Exercise prompt: Every record must be transcribed in its entirety, apart from the images, which are to be omitted.
--- Begin Material for this task ---
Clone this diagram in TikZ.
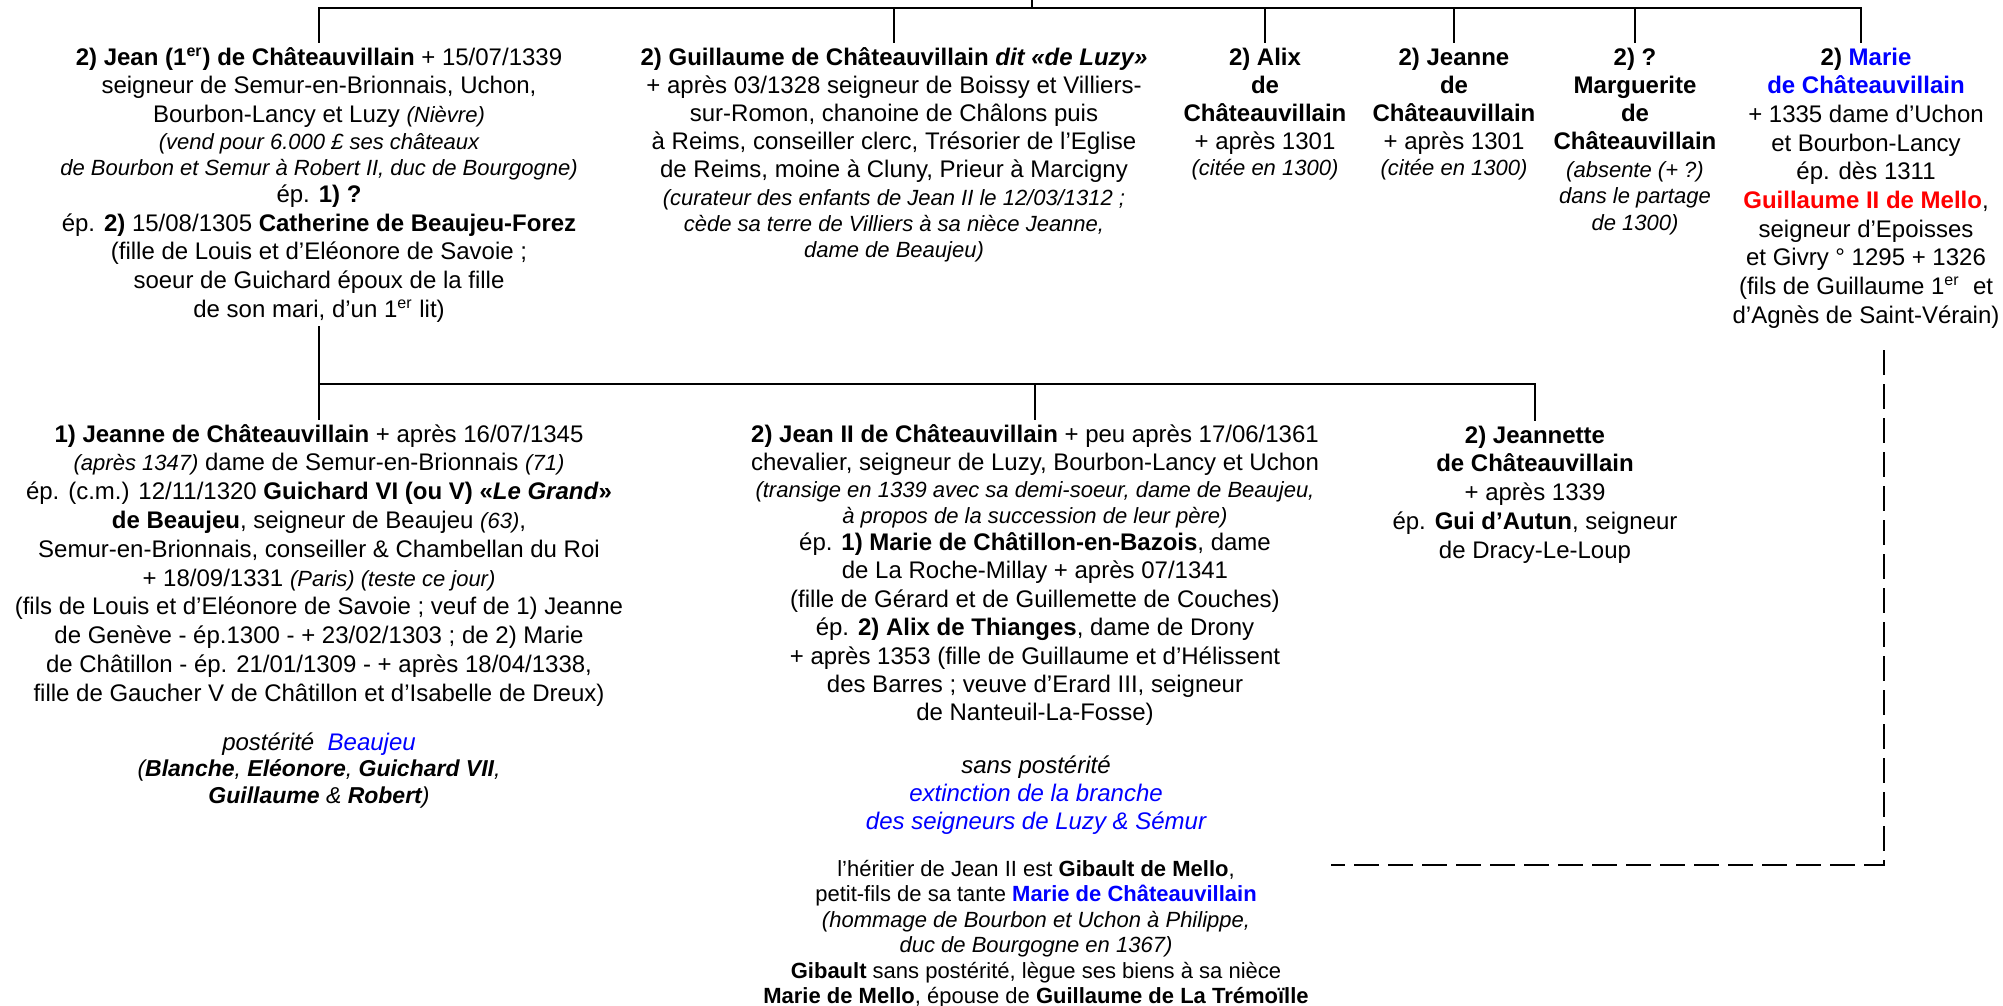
\documentclass[tikz,border=0pt]{standalone}
\usepackage{fontspec}
\setmainfont{Liberation Sans}
\usetikzlibrary{calc}
\definecolor{blu}{RGB}{0,0,255}
\definecolor{rd}{RGB}{255,0,0}
\newcommand\smit[1]{{\fontsize{11}{14}\selectfont\itshape #1}}
\newcommand\fst{\rule{0pt}{11pt}}
\tikzset{
  blk/.style={anchor=north, inner sep=0pt, outer sep=0pt, align=center,
    font=\fontsize{12}{14.2}\selectfont},
  conn/.style={line width=1.3pt},
  dconn/.style={line width=1.3pt, dash pattern=on 12.5pt off 4.5pt},
}
\begin{document}
\begin{tikzpicture}[x=0.5pt,y=-0.5pt]
\useasboundingbox (0,0) rectangle (2003,1006);

% generation 1
\node[blk, font=\fontsize{12}{14.4}\selectfont] (jean) at (319,43) {\fst\textbf{2) Jean (1\textsuperscript{er}) de Châteauvillain} + 15/07/1339\\
seigneur de Semur-en-Brionnais, Uchon,\\
Bourbon-Lancy et Luzy \smit{(Nièvre)}\\[-1pt]
\smit{(vend pour 6.000 £ ses châteaux}\\[-1.4pt]
\smit{de Bourbon et Semur à Robert II, duc de Bourgogne)}\\[-1pt]
ép. \textbf{1) ?}\\
ép. \textbf{2)} 15/08/1305 \textbf{Catherine de Beaujeu-Forez}\\
(fille de Louis et d’Eléonore de Savoie ;\\
soeur de Guichard époux de la fille\\
de son mari, d’un 1\textsuperscript{er} lit)};

\node[blk, font=\fontsize{12}{14}\selectfont] (guil) at (894,43) {\fst\textbf{2) Guillaume de Châteauvillain \textit{dit «de Luzy»}}\\
+ après 03/1328 seigneur de Boissy et Villiers-\\
sur-Romon, chanoine de Châlons puis\\
à Reims, conseiller clerc, Trésorier de l’Eglise\\
de Reims, moine à Cluny, Prieur à Marcigny\\
\smit{(curateur des enfants de Jean II le 12/03/1312 ;}\\[-1pt]
\smit{cède sa terre de Villiers à sa nièce Jeanne,}\\[-1pt]
\smit{dame de Beaujeu)}};

\node[blk, font=\fontsize{12}{14.1}\selectfont] (alix) at (1265,43) {\fst\textbf{2) Alix}\\\textbf{de}\\\textbf{Châteauvillain}\\+ après 1301\\[-1pt]\smit{(citée en 1300)}};

\node[blk, font=\fontsize{12}{14.1}\selectfont] (jeanne) at (1454,43) {\fst\textbf{2) Jeanne}\\\textbf{de}\\\textbf{Châteauvillain}\\+ après 1301\\[-1pt]\smit{(citée en 1300)}};

\node[blk, font=\fontsize{12}{14.1}\selectfont] (marg) at (1635,43) {\fst\textbf{2) ?}\\\textbf{Marguerite}\\\textbf{de}\\\textbf{Châteauvillain}\\[-0.3pt]\smit{(absente (+ ?)}\\[-0.8pt]\smit{dans le partage}\\[-0.8pt]\smit{de 1300)}};

\node[blk, font=\fontsize{12}{14.35}\selectfont] (marie) at (1866,43) {\fst\textbf{2) \textcolor{blu}{Marie}}\\\textbf{\textcolor{blu}{de Châteauvillain}}\\+ 1335 dame d’Uchon\\et Bourbon-Lancy\\ép. dès 1311\\\textbf{\textcolor{rd}{Guillaume II de Mello}},\\seigneur d’Epoisses\\et Givry ° 1295 + 1326\\(fils de Guillaume 1\textsuperscript{er}\ \ et\\d’Agnès de Saint-Vérain)};

% generation 2
\node[blk, font=\fontsize{12}{14.4}\selectfont] (jeanne1) at (319,420) {\fst\textbf{1) Jeanne de Châteauvillain} + après 16/07/1345\\
\smit{(après 1347)} dame de Semur-en-Brionnais \smit{(71)}\\
ép. (c.m.) 12/11/1320 \textbf{Guichard VI (ou V) «\textit{Le Grand}»}\\
\textbf{de Beaujeu}, seigneur de Beaujeu \smit{(63)},\\
Semur-en-Brionnais, conseiller \& Chambellan du Roi\\
+ 18/09/1331 \smit{(Paris) (teste ce jour)}\\
(fils de Louis et d’Eléonore de Savoie ; veuf de 1) Jeanne\\
de Genève - ép.1300 - + 23/02/1303 ; de 2) Marie\\
de Châtillon - ép. 21/01/1309 - + après 18/04/1338,\\
fille de Gaucher V de Châtillon et d’Isabelle de Dreux)};

\node[blk, font=\fontsize{12}{13.25}\selectfont] (post) at (319,728) {\fst\textit{postérité\ \ \textcolor{blu}{Beaujeu}}\\
{\fontsize{11.5}{13.25}\selectfont\itshape (\textbf{Blanche}, \textbf{Eléonore}, \textbf{Guichard VII},}\\
{\fontsize{11.5}{13.25}\selectfont\itshape \textbf{Guillaume} \& \textbf{Robert})}};

\node[blk, font=\fontsize{12}{14.2}\selectfont] (jean2) at (1035,420) {\fst\textbf{2) Jean II de Châteauvillain} + peu après 17/06/1361\\
chevalier, seigneur de Luzy, Bourbon-Lancy et Uchon\\[-0.6pt]
\smit{(transige en 1339 avec sa demi-soeur, dame de Beaujeu,}\\[-1.5pt]
\smit{à propos de la succession de leur père)}\\[-0.5pt]
ép. \textbf{1) Marie de Châtillon-en-Bazois}, dame\\
de La Roche-Millay + après 07/1341\\
(fille de Gérard et de Guillemette de Couches)\\
ép. \textbf{2) Alix de Thianges}, dame de Drony\\
+ après 1353 (fille de Guillaume et d’Hélissent\\
des Barres ; veuve d’Erard III, seigneur\\
de Nanteuil-La-Fosse)};

\node[blk, font=\fontsize{12}{14}\selectfont\itshape] (sanspost) at (1036,751) {\fst sans postérité\\\textcolor{blu}{extinction de la branche}\\\textcolor{blu}{des seigneurs de Luzy \& Sémur}};

\node[blk, font=\fontsize{11}{12.75}\selectfont] (herit) at (1036,854) {\fst l’héritier de Jean II est \textbf{Gibault de Mello},\\
petit-fils de sa tante \textbf{\textcolor{blu}{Marie de Châteauvillain}}\\
\textit{(hommage de Bourbon et Uchon à Philippe,}\\
\textit{duc de Bourgogne en 1367)}\\
\textbf{Gibault} sans postérité, lègue ses biens à sa nièce\\
\textbf{Marie de Mello}, épouse de \textbf{Guillaume de La Trémoïlle}};

\node[blk, font=\fontsize{12}{14.4}\selectfont] (jeannette) at (1535,421) {\fst\textbf{2) Jeannette}\\\textbf{de Châteauvillain}\\+ après 1339\\ép. \textbf{Gui d’Autun}, seigneur\\de Dracy-Le-Loup};

% connectors generation 1
\coordinate (par) at (1032,0);
\coordinate (hub) at (1032,8);
\coordinate (mtop) at ($(marie.north)+(-5,0)$);
\draw[conn] (par) -- (hub);
\draw[conn] (jean.north) -- (jean.north |- hub) -- (mtop |- hub) -- (mtop);
\foreach \n in {guil,alix,jeanne,marg}
  \draw[conn] (\n.north |- hub) -- (\n.north);

% connectors generation 2
\coordinate (hub2) at (319,384);
\draw[conn] ($(jean.south)+(0,4)$) -- (jeanne1.north);
\draw[conn] (hub2) -- (hub2 -| jeannette.north) -- (jeannette.north);
\draw[conn] (hub2 -| jean2.north) -- (jean2.north);

% dashed link Marie -> heritier
\draw[dconn] ($(marie.south)+(18,22)$) |- ($(herit.north east)+(22,11)$);
\end{tikzpicture}
\end{document}
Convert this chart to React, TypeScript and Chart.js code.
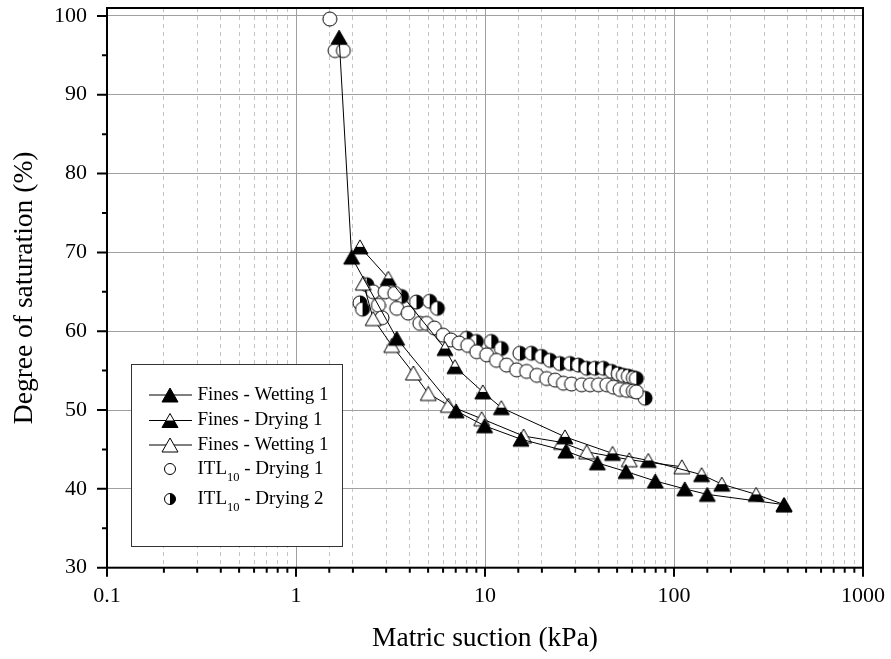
--- End Material for this task ---
Right answer:
Clone this diagram in TikZ.
\documentclass[tikz,border=0pt]{standalone}
\usepackage{fontspec}
\setmainfont{Liberation Sans}
\usetikzlibrary{calc}
\definecolor{blu}{RGB}{0,0,255}
\definecolor{rd}{RGB}{255,0,0}
\newcommand\smit[1]{{\fontsize{11}{14}\selectfont\itshape #1}}
\newcommand\fst{\rule{0pt}{11pt}}
\tikzset{
  blk/.style={anchor=north, inner sep=0pt, outer sep=0pt, align=center,
    font=\fontsize{12}{14.2}\selectfont},
  conn/.style={line width=1.3pt},
  dconn/.style={line width=1.3pt, dash pattern=on 12.5pt off 4.5pt},
}
\begin{document}
\begin{tikzpicture}[x=0.5pt,y=-0.5pt]
\useasboundingbox (0,0) rectangle (2003,1006);

% generation 1
\node[blk, font=\fontsize{12}{14.4}\selectfont] (jean) at (319,43) {\fst\textbf{2) Jean (1\textsuperscript{er}) de Châteauvillain} + 15/07/1339\\
seigneur de Semur-en-Brionnais, Uchon,\\
Bourbon-Lancy et Luzy \smit{(Nièvre)}\\[-1pt]
\smit{(vend pour 6.000 £ ses châteaux}\\[-1.4pt]
\smit{de Bourbon et Semur à Robert II, duc de Bourgogne)}\\[-1pt]
ép. \textbf{1) ?}\\
ép. \textbf{2)} 15/08/1305 \textbf{Catherine de Beaujeu-Forez}\\
(fille de Louis et d’Eléonore de Savoie ;\\
soeur de Guichard époux de la fille\\
de son mari, d’un 1\textsuperscript{er} lit)};

\node[blk, font=\fontsize{12}{14}\selectfont] (guil) at (894,43) {\fst\textbf{2) Guillaume de Châteauvillain \textit{dit «de Luzy»}}\\
+ après 03/1328 seigneur de Boissy et Villiers-\\
sur-Romon, chanoine de Châlons puis\\
à Reims, conseiller clerc, Trésorier de l’Eglise\\
de Reims, moine à Cluny, Prieur à Marcigny\\
\smit{(curateur des enfants de Jean II le 12/03/1312 ;}\\[-1pt]
\smit{cède sa terre de Villiers à sa nièce Jeanne,}\\[-1pt]
\smit{dame de Beaujeu)}};

\node[blk, font=\fontsize{12}{14.1}\selectfont] (alix) at (1265,43) {\fst\textbf{2) Alix}\\\textbf{de}\\\textbf{Châteauvillain}\\+ après 1301\\[-1pt]\smit{(citée en 1300)}};

\node[blk, font=\fontsize{12}{14.1}\selectfont] (jeanne) at (1454,43) {\fst\textbf{2) Jeanne}\\\textbf{de}\\\textbf{Châteauvillain}\\+ après 1301\\[-1pt]\smit{(citée en 1300)}};

\node[blk, font=\fontsize{12}{14.1}\selectfont] (marg) at (1635,43) {\fst\textbf{2) ?}\\\textbf{Marguerite}\\\textbf{de}\\\textbf{Châteauvillain}\\[-0.3pt]\smit{(absente (+ ?)}\\[-0.8pt]\smit{dans le partage}\\[-0.8pt]\smit{de 1300)}};

\node[blk, font=\fontsize{12}{14.35}\selectfont] (marie) at (1866,43) {\fst\textbf{2) \textcolor{blu}{Marie}}\\\textbf{\textcolor{blu}{de Châteauvillain}}\\+ 1335 dame d’Uchon\\et Bourbon-Lancy\\ép. dès 1311\\\textbf{\textcolor{rd}{Guillaume II de Mello}},\\seigneur d’Epoisses\\et Givry ° 1295 + 1326\\(fils de Guillaume 1\textsuperscript{er}\ \ et\\d’Agnès de Saint-Vérain)};

% generation 2
\node[blk, font=\fontsize{12}{14.4}\selectfont] (jeanne1) at (319,420) {\fst\textbf{1) Jeanne de Châteauvillain} + après 16/07/1345\\
\smit{(après 1347)} dame de Semur-en-Brionnais \smit{(71)}\\
ép. (c.m.) 12/11/1320 \textbf{Guichard VI (ou V) «\textit{Le Grand}»}\\
\textbf{de Beaujeu}, seigneur de Beaujeu \smit{(63)},\\
Semur-en-Brionnais, conseiller \& Chambellan du Roi\\
+ 18/09/1331 \smit{(Paris) (teste ce jour)}\\
(fils de Louis et d’Eléonore de Savoie ; veuf de 1) Jeanne\\
de Genève - ép.1300 - + 23/02/1303 ; de 2) Marie\\
de Châtillon - ép. 21/01/1309 - + après 18/04/1338,\\
fille de Gaucher V de Châtillon et d’Isabelle de Dreux)};

\node[blk, font=\fontsize{12}{13.25}\selectfont] (post) at (319,728) {\fst\textit{postérité\ \ \textcolor{blu}{Beaujeu}}\\
{\fontsize{11.5}{13.25}\selectfont\itshape (\textbf{Blanche}, \textbf{Eléonore}, \textbf{Guichard VII},}\\
{\fontsize{11.5}{13.25}\selectfont\itshape \textbf{Guillaume} \& \textbf{Robert})}};

\node[blk, font=\fontsize{12}{14.2}\selectfont] (jean2) at (1035,420) {\fst\textbf{2) Jean II de Châteauvillain} + peu après 17/06/1361\\
chevalier, seigneur de Luzy, Bourbon-Lancy et Uchon\\[-0.6pt]
\smit{(transige en 1339 avec sa demi-soeur, dame de Beaujeu,}\\[-1.5pt]
\smit{à propos de la succession de leur père)}\\[-0.5pt]
ép. \textbf{1) Marie de Châtillon-en-Bazois}, dame\\
de La Roche-Millay + après 07/1341\\
(fille de Gérard et de Guillemette de Couches)\\
ép. \textbf{2) Alix de Thianges}, dame de Drony\\
+ après 1353 (fille de Guillaume et d’Hélissent\\
des Barres ; veuve d’Erard III, seigneur\\
de Nanteuil-La-Fosse)};

\node[blk, font=\fontsize{12}{14}\selectfont\itshape] (sanspost) at (1036,751) {\fst sans postérité\\\textcolor{blu}{extinction de la branche}\\\textcolor{blu}{des seigneurs de Luzy \& Sémur}};

\node[blk, font=\fontsize{11}{12.75}\selectfont] (herit) at (1036,854) {\fst l’héritier de Jean II est \textbf{Gibault de Mello},\\
petit-fils de sa tante \textbf{\textcolor{blu}{Marie de Châteauvillain}}\\
\textit{(hommage de Bourbon et Uchon à Philippe,}\\
\textit{duc de Bourgogne en 1367)}\\
\textbf{Gibault} sans postérité, lègue ses biens à sa nièce\\
\textbf{Marie de Mello}, épouse de \textbf{Guillaume de La Trémoïlle}};

\node[blk, font=\fontsize{12}{14.4}\selectfont] (jeannette) at (1535,421) {\fst\textbf{2) Jeannette}\\\textbf{de Châteauvillain}\\+ après 1339\\ép. \textbf{Gui d’Autun}, seigneur\\de Dracy-Le-Loup};

% connectors generation 1
\coordinate (par) at (1032,0);
\coordinate (hub) at (1032,8);
\coordinate (mtop) at ($(marie.north)+(-5,0)$);
\draw[conn] (par) -- (hub);
\draw[conn] (jean.north) -- (jean.north |- hub) -- (mtop |- hub) -- (mtop);
\foreach \n in {guil,alix,jeanne,marg}
  \draw[conn] (\n.north |- hub) -- (\n.north);

% connectors generation 2
\coordinate (hub2) at (319,384);
\draw[conn] ($(jean.south)+(0,4)$) -- (jeanne1.north);
\draw[conn] (hub2) -- (hub2 -| jeannette.north) -- (jeannette.north);
\draw[conn] (hub2 -| jean2.north) -- (jean2.north);

% dashed link Marie -> heritier
\draw[dconn] ($(marie.south)+(18,22)$) |- ($(herit.north east)+(22,11)$);
\end{tikzpicture}
\end{document}
Convert this chart to React, TypeScript and Chart.js code.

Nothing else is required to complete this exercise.